■ Collected data ■
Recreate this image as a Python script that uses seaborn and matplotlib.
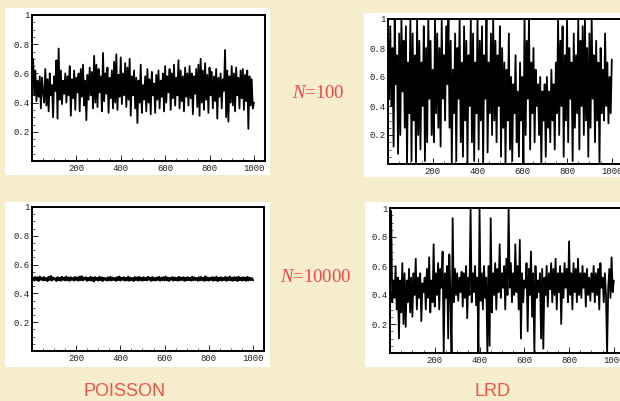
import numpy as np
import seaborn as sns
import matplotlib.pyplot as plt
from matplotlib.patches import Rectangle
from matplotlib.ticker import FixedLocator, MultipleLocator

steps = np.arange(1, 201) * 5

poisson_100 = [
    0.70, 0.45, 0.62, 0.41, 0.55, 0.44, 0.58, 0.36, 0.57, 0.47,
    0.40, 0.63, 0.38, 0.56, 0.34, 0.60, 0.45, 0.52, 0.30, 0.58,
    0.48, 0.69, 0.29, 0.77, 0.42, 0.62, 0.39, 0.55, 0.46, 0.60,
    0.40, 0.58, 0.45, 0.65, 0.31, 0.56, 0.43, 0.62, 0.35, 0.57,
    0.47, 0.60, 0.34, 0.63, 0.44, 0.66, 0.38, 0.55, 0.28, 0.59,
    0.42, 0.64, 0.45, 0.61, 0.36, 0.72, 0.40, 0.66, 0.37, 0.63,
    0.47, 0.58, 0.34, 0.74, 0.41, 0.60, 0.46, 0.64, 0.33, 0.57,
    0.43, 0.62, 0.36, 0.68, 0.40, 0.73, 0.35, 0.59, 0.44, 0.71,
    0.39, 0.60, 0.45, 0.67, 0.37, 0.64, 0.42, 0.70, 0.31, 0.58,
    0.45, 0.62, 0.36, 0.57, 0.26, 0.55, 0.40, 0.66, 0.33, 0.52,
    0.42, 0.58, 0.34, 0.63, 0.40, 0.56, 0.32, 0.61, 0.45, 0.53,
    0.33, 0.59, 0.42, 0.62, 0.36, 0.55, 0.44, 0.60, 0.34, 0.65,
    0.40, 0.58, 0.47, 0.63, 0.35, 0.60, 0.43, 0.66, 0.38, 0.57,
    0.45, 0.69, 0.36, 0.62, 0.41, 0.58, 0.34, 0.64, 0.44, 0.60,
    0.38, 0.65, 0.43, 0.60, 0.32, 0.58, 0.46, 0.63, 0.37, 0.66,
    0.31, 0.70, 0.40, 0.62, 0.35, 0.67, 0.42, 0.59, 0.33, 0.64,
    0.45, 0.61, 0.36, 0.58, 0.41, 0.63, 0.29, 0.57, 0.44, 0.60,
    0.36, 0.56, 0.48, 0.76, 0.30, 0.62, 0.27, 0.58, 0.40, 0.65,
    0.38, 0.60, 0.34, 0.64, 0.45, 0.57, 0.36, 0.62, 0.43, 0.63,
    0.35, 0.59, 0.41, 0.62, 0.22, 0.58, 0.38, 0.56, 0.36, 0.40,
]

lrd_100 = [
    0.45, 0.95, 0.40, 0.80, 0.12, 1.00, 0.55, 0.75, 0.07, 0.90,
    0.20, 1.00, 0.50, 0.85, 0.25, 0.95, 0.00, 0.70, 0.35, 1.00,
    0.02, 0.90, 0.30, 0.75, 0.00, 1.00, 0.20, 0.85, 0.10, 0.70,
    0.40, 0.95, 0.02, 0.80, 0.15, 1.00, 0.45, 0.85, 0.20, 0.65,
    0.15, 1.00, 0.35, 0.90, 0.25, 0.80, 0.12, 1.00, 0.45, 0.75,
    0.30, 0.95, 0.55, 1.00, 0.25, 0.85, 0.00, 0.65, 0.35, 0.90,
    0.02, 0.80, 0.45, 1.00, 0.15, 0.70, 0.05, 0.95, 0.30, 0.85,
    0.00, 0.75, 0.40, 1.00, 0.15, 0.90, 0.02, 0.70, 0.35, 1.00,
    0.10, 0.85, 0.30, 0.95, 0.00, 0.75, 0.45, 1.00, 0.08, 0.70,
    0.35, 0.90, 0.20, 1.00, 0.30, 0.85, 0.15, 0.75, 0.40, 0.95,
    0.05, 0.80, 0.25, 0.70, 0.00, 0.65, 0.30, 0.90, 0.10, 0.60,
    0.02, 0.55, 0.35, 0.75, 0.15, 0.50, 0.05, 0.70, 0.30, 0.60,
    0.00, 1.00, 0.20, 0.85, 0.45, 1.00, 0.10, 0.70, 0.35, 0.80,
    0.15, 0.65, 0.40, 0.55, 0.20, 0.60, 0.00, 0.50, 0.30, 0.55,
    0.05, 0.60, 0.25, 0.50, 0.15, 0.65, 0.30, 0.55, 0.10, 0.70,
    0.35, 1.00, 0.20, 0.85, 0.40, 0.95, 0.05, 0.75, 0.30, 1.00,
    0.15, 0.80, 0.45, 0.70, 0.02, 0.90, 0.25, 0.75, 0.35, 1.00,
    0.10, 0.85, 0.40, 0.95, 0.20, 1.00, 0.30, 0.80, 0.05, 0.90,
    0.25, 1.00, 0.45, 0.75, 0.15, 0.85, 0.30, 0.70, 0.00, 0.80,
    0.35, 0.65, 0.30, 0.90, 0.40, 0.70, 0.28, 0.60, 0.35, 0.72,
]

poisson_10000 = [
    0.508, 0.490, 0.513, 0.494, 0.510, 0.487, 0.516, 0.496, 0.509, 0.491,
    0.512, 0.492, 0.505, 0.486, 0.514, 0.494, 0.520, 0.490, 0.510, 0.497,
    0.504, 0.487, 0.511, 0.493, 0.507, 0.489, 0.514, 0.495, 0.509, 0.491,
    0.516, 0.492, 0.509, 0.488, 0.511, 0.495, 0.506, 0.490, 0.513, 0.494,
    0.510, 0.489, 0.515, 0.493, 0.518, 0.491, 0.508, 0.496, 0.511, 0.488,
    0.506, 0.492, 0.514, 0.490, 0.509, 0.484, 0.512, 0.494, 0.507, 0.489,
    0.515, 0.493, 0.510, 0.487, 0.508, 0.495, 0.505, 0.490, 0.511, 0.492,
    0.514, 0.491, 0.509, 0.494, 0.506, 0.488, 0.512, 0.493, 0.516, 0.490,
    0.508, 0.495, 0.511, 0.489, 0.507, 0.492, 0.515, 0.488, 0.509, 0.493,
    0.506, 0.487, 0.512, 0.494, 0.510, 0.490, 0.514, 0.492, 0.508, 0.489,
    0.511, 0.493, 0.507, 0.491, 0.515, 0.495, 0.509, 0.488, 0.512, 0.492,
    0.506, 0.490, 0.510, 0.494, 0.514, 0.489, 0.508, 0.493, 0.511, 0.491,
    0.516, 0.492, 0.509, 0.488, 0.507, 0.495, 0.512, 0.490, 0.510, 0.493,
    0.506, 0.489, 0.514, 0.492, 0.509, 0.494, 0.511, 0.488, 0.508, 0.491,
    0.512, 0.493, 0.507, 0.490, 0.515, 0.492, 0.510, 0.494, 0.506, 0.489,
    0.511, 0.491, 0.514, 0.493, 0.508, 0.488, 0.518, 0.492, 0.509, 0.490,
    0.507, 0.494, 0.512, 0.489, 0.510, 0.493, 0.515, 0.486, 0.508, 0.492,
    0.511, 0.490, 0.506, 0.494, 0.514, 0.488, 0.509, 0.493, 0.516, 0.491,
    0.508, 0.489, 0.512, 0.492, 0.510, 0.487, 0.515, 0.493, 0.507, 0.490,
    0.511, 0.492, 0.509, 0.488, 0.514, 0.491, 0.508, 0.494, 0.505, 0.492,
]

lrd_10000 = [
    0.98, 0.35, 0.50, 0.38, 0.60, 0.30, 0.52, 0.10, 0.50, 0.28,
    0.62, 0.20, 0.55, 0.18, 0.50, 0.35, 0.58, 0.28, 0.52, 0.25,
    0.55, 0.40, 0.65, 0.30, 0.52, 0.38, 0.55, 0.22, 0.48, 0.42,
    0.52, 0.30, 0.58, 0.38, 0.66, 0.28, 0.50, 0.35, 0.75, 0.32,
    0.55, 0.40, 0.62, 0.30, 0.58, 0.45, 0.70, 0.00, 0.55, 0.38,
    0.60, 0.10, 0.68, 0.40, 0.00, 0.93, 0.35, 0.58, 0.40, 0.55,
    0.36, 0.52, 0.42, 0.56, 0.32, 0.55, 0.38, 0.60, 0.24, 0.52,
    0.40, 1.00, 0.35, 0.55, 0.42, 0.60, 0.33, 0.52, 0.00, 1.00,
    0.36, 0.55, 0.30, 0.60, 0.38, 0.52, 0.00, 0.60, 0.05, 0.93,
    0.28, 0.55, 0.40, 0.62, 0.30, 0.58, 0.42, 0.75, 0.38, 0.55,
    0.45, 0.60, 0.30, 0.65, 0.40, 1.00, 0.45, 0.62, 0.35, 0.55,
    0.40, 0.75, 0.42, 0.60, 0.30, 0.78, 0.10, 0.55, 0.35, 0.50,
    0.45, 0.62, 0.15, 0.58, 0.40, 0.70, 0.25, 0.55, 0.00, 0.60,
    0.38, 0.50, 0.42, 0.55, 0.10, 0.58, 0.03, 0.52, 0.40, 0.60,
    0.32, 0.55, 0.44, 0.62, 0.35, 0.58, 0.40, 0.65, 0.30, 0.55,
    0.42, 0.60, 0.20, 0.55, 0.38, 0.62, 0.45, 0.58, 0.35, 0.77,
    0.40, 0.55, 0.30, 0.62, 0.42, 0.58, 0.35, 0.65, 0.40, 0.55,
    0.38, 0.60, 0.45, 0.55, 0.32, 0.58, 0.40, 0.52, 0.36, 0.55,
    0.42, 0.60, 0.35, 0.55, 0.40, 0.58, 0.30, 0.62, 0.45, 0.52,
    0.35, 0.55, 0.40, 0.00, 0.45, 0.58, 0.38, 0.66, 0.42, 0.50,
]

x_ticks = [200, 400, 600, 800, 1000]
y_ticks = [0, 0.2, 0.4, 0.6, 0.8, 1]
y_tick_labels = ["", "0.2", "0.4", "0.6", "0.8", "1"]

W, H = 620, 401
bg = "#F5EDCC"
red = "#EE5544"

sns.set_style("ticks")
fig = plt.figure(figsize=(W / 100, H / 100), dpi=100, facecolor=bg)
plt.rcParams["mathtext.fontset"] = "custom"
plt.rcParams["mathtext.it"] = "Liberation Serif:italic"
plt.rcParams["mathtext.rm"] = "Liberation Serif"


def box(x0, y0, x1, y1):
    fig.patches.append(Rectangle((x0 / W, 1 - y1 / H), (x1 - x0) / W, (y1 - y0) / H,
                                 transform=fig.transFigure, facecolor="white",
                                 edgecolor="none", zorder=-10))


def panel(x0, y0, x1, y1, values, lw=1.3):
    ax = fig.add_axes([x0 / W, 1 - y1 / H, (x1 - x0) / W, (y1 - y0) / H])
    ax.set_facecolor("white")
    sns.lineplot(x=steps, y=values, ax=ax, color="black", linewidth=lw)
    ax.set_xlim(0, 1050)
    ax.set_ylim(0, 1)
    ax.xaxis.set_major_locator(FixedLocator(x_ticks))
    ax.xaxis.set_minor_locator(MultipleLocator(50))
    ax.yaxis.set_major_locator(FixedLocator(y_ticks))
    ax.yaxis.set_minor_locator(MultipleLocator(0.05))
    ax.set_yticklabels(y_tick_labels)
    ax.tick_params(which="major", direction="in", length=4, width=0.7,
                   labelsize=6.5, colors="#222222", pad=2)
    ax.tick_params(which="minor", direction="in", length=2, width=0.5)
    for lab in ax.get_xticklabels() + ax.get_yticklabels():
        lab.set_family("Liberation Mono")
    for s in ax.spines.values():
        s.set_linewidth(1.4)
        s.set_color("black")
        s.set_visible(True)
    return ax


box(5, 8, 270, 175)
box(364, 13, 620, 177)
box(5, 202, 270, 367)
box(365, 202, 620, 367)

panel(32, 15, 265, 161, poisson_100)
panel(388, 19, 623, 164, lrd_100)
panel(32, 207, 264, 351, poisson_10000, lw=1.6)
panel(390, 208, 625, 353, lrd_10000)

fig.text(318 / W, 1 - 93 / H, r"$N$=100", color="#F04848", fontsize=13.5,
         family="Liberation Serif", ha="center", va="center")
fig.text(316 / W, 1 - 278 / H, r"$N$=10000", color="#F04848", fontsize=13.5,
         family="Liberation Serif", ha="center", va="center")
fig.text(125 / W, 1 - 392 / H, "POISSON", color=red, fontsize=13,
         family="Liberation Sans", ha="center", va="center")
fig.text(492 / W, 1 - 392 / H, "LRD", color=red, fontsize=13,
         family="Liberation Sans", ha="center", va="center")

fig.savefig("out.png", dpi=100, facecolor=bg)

■ Short exercise ■
Pictures are excluded: retype only the lines from the beginning of the listing above through the line with "steps = np.arange(1, 201) * 5", both included.

■ Response below ■
Recreate this image as a Python script that uses seaborn and matplotlib.
import numpy as np
import seaborn as sns
import matplotlib.pyplot as plt
from matplotlib.patches import Rectangle
from matplotlib.ticker import FixedLocator, MultipleLocator

steps = np.arange(1, 201) * 5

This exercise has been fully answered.